# Shimano Ultegra WH-6600 or Mavic Aksium wheelset?



## Bounty Hunter (Mar 23, 2009)

I'm looking for a cheap wheelset that will hold up for me (5'10" 225 lbs). I found a couple sets on sale at the LBS this weekend and I was wondering on what to go with. 

I'm picking up a 2nd wheelset with some hardcase road tires for my Yeti ARC-X cyclocross bike. I can't seem to find any feedback on the Ultegra wheelset. The reviews seem decent on the Aksiums for the money. The Ultegra set seems a little lighter, but will they be just as strong as the Aksiums? I can get the Ultegra wheelset for $329 and the Mavic Asksium set for $220. Just wondering which would be better and why.

Thanks!  Oh and be gentle...I'm still new at this road bike thing. I normally spend my time on my Specialized Epic Comp Mt Bike and post over at mtbr.com.


----------



## simonton (Mar 11, 2007)

The shimano are a low spoke wheel and the rim has had a poor reputation for durability so I would advise on that basis to not look at it at your weight. Further they have a priority spoke and rim which are both expensive and not often stocked. That is however a very good price for those wheels.


----------



## Rubber Lizard (May 10, 2007)

Both are pretty junky as wheels go. The Shimano would be the better of the the two. 
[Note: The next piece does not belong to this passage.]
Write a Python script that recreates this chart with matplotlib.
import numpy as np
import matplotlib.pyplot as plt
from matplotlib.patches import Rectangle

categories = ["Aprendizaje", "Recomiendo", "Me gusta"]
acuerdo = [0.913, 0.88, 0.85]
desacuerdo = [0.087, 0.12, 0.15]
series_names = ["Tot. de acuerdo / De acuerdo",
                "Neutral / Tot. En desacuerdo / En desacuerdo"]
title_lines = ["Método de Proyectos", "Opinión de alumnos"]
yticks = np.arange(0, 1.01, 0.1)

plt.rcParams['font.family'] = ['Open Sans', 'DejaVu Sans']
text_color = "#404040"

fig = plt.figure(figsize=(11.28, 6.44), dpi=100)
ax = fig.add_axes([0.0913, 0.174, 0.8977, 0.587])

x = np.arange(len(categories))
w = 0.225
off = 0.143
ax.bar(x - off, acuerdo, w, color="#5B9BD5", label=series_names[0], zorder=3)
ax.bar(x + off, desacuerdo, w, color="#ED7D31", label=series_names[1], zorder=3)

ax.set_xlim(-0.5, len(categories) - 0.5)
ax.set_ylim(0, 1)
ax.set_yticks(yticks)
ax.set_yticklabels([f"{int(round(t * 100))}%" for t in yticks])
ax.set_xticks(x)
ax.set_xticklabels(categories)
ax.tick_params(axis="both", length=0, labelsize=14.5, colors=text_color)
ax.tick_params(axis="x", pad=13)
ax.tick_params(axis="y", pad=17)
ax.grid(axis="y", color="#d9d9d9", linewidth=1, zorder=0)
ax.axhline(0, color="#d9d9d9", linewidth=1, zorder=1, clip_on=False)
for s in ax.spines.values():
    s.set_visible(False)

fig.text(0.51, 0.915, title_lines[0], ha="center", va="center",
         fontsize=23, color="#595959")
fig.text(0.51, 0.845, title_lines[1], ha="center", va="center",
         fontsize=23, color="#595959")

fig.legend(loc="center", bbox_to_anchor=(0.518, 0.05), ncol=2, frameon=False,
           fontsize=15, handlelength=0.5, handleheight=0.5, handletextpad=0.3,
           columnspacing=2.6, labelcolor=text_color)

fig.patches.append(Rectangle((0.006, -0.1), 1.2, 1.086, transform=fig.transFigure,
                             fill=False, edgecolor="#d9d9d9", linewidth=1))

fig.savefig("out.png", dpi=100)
Basically the best wheelset for the money, is an Open Pro rim laced to an Ultegra hub, 32 spokes of course. It'll be plenty durable for your weight and easily repairable while weighing the same, or less than both of the above options. You should be able to find such a set for under 400. 
Search through the forum posts. You'll find lots of info on the above wheel described.


----------



## Mike T. (Feb 3, 2004)

Do yourself a big favor Hunter and go  with these. You won't regret it. They're quality, well-built, repairable wheels at a great price.


----------



## Jeepster82 (Mar 11, 2009)

I've had the mavic wheels mentioned and love them. Not everyone has a $1000 budget for wheels. They are bombproof.


----------



## barry1021 (Nov 27, 2005)

Jeepster82 said:


> I've had the mavic wheels mentioned and love them. Not everyone has a $1000 budget for wheels. They are bombproof.
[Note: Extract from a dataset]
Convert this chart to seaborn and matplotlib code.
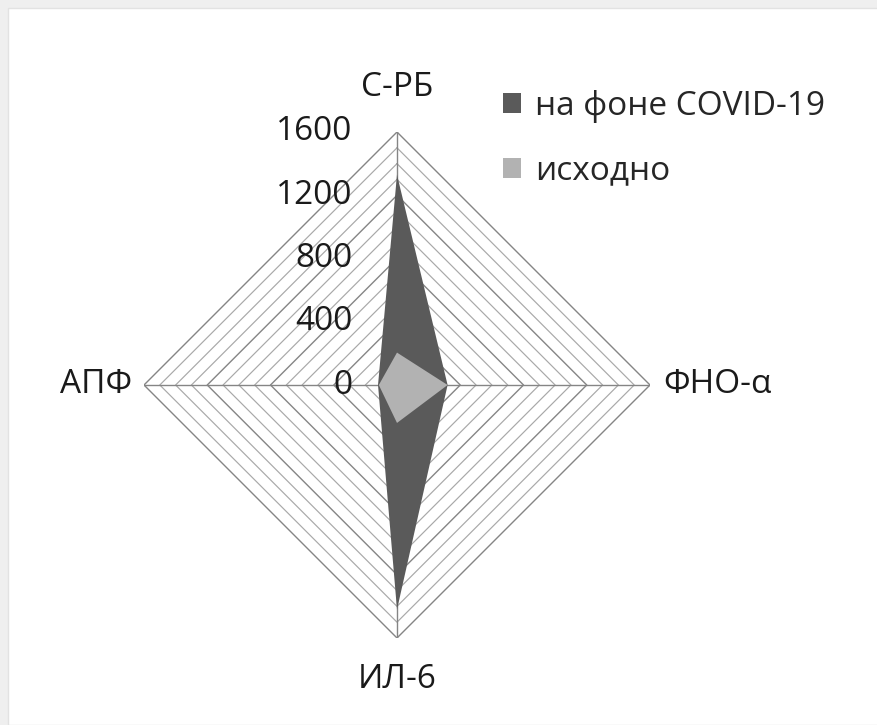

+1000. I have had both sets, the Mavics are bombproof, and to my mind are a great value. I am 225 also


----------



## DS1239622 (Mar 21, 2007)

Ive got the WH-6600s. 4300 miles and as true as the day I bought them. I'm 180lbs now, but did the vast majority of those 4300 miles at 195-215lbs.

The Ultegra hubs, while a bit heavy, are also durable and easy to service. The rims are semi-aero at 26mm and the spoke nipples are located on the hub lowering the rotational weight of the wheel. The rear rim is offset for increased strength as well.

I've had a very enjoyable experience with the wheels as did this reviewer:

http://www.gearreview.com/shimano_wh-6600.php


----------



## cyclesport45 (Dec 10, 2007)

I have the Ultegra SL wheelset. 3500 miles, I had to tweak maybe 2 spokes. I ride in New England, and I'm 215 pounds. I'd buy 'em again.


----------



## EverydayRide (Sep 12, 2008)

Bounty Hunter said:


> Thanks!  Oh and be gentle...I'm still new at this road bike thing. I normally spend my time on my Specialized Epic Comp Mt Bike and post over at mtbr.com.





Mike T. said:


> Do yourself a big favor Hunter and go  with these. You won't regret it. They're quality, well-built, repairable wheels at a great price.


For your weight I'd venture away from a radial front spoke wheel and anything defined as "light." You want to train high quality but not "gram" race lite. The best deal on the block would be spending your money on these in a brass nipple [not alloyed]. You'll get an Ultegra hub set for sub-$300 if deciding or for way under $500 you obtain a super solid set of wheel as Mike T. below outlined.

You buy a Dura Ace set-up it'll last you years.... and I should know because my set has lasted 38,000 kilometres and since 1996 in the worst weather conditions. These will out roll anything.


----------